À L’EXCEPTION des renseignements qu’il donne lui-même dans son autobiographie, nous possédons peu de renseignements sur Thomas Bernhard. Cette biographie, composée de quatre livres, paraît selon un ordre qui ne respecte pas exactement la chronologie puisque le dernier livre paru : « Un enfant » est le livre qui porte sur les douze premières années de sa vie.
Ce livre : « Un enfant », contrairement aux autres volumes, ne comporte pas de sous-titres, ne met pas l’accent sur un thème majeur.
Installés à Vienne, les grands-parents de Thomas Bernhard le prennent en charge à partir de 1932. Au début des années 30, ces grands-parents sont encore au centre de la vie de famille. C’est ainsi que leur fils Farald vit également sous leur toit. Cependant, l’inventeur cocasse qui sommeille en l’oncle Farald — il essaie de mettre au point une casserole qui ne déborde pas ou un moteur à eau — est souvent entraîné à se réfugier dans la clandestinité du fait de son engagement au sein du parti communiste autrichien.
Ami et auxiliaire d’Ernst Fischer, personnage important de la hiérarchie du P.C., l’oncle Farald est souvent recherché par la police à cause de son activisme.
C’est lui, Farald, qui introduit Emile Fabjan dans la famille Freumbilcher. Cet aide-coiffeur épousera en 1937 Herta, la mère de Thomas, devenant ainsi son tuteur, son père nourricier, son parrain.
C’est lui aussi qui bientôt devra pourvoir, par son seul travail, à la subsistance d’une famille oscillant entre cinq et neuf personnes. Bernhard décrira toujours son beau-père avec énormément d’indulgence et de respect.
En 1934, l’Autriche est menacée par la guerre civile.

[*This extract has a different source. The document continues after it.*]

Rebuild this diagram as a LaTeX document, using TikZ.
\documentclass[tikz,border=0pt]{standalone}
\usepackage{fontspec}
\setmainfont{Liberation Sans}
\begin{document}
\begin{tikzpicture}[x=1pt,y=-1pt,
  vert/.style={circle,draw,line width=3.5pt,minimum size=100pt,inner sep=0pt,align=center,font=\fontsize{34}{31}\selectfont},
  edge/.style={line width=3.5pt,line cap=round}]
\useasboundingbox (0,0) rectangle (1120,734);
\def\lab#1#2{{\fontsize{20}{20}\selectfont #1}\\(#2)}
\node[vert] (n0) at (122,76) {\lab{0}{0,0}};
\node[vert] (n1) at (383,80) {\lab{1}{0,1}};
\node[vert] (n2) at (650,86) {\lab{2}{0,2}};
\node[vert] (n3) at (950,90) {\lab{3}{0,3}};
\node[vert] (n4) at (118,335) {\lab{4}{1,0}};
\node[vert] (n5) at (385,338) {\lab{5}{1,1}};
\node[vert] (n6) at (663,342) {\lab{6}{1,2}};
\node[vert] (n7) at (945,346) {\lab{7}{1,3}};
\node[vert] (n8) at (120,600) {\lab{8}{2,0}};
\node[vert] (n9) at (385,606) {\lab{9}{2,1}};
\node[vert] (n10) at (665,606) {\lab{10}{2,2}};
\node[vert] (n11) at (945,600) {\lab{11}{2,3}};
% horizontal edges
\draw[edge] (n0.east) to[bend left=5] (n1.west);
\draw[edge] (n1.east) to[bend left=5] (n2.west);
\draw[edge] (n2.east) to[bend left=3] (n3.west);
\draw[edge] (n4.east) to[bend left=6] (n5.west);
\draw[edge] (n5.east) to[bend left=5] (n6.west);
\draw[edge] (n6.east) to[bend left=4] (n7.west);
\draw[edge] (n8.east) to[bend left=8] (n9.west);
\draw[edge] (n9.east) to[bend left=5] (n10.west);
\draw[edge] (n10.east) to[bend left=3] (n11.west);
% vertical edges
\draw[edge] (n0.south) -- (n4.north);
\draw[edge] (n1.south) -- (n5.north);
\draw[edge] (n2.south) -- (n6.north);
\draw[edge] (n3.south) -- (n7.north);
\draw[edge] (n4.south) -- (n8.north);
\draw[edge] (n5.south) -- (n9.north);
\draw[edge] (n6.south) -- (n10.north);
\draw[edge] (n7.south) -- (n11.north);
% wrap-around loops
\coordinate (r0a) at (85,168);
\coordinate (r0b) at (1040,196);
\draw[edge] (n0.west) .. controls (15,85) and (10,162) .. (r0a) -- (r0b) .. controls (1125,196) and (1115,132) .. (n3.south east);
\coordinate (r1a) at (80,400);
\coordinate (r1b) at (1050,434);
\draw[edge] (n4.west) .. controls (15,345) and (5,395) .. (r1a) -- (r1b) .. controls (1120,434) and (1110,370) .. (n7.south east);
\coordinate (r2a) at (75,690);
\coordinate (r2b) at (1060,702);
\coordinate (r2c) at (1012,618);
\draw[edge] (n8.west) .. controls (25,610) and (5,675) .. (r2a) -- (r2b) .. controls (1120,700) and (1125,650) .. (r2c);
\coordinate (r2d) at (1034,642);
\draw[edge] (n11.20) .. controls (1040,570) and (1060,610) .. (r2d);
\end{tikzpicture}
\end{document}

Un régime autoritaire, de type fasciste (italien) arrive au pouvoir. Ce climat politique malsain et menaçant incite les grandsparents à partir pour Seekirchen, sur le Wallersee. Malgré des conditions de vie extrêmement précaires (la famille est obligée de s’installer dans une seule chambre à l’étage du buffet de la gare), cette époque de son existence correspondra dans l’esprit de Bernhard à la seule période heureuse de sa vie.
Il découvre un paradis dans cet univers rural où il s’initie au monde. Si son grand-père tient un rôle primordial dans les découvertes qu’il est entraîné à faire alors, il découvre également l’amitié avec des enfants de son âge. Cependant, cette vie sera également marquée par une fascination de la mort. « Ma place préférée, à Seekirchen, avoue-t-il, c’était dès le tout début, le cimetière ». A l’église, il marque aussi sa prédilection pour la messe des morts.
À cinq ans, il est inscrit à l’école primaire où il passe une brillante (ce sera la seule) première année.
Depuis ce moment-là, sa lecture favorite c’est l’atlas de géographie. 1938 : Un jour, Thomas, se voit annoncer qu’il ira rejoindre ses parents installés en Allemagne. Si cela déclenche les vitupérations du grand-père qui abomine ce pays, il doit se ranger aux arguments avancés : plongé dans une crise économique de plus en plus accusée, le chômage croît démesurément en Autriche. Le seul endroit où Emile Fabjan, son beau-père, soit parvenu à trouver du travail, c’est de l’autre côté de la frontière, à Traunstein en Bavière. C’est ainsi que Bernhard se trouve momentanément séparé de ses grands-parents restés en Autriche, le temps de leur trouver une maison à la campagne.
Bernhard connaît la grande ville (Vienne) et le village à la campagne. Ici, c’est une petite ville dans la région des pré-Alpes de Haute Bavière, qu’il découvre. A Traunstein, sa mère et son beau-père s’installent dans un appartement au-dessus d’un magasin d’articles funéraires !
A l’école où il est inscrit, il est d’emblée désigné comme étranger. « Mon paradis s’est alors transformé en enfer », déclare-t-il. Objet des brimades répétées de la part de ses camarades et de ses professeurs, il pense de plus en plus au suicide.
L’annexion de l’Autriche est dans l’air. Dans la précipitation imposée par les événements, l’oncle Farald se marie avant de rejoindre l’armée du Général Dietl, stationnée, à Narvik, puis à Mourmansk. Bientôt, Emile Fabjan, le beau-père de Thomas Bernhard, sera à son tour incorporé dans l’armée allemande et mourra à la guerre.
Dans l’intervalle, les grands-parents trouvent à se loger à Ettendorf. Le grand-père reçoit le Prix national autrichien de littérature. Personne cependant ne parviendra à déterminer s’il a reçu cette récompense pour les qualités littéraires de son livre ou si le jury a voulu se démarquer des apologies du nazisme qui caractérisent la littérature autrichienne de l’époque.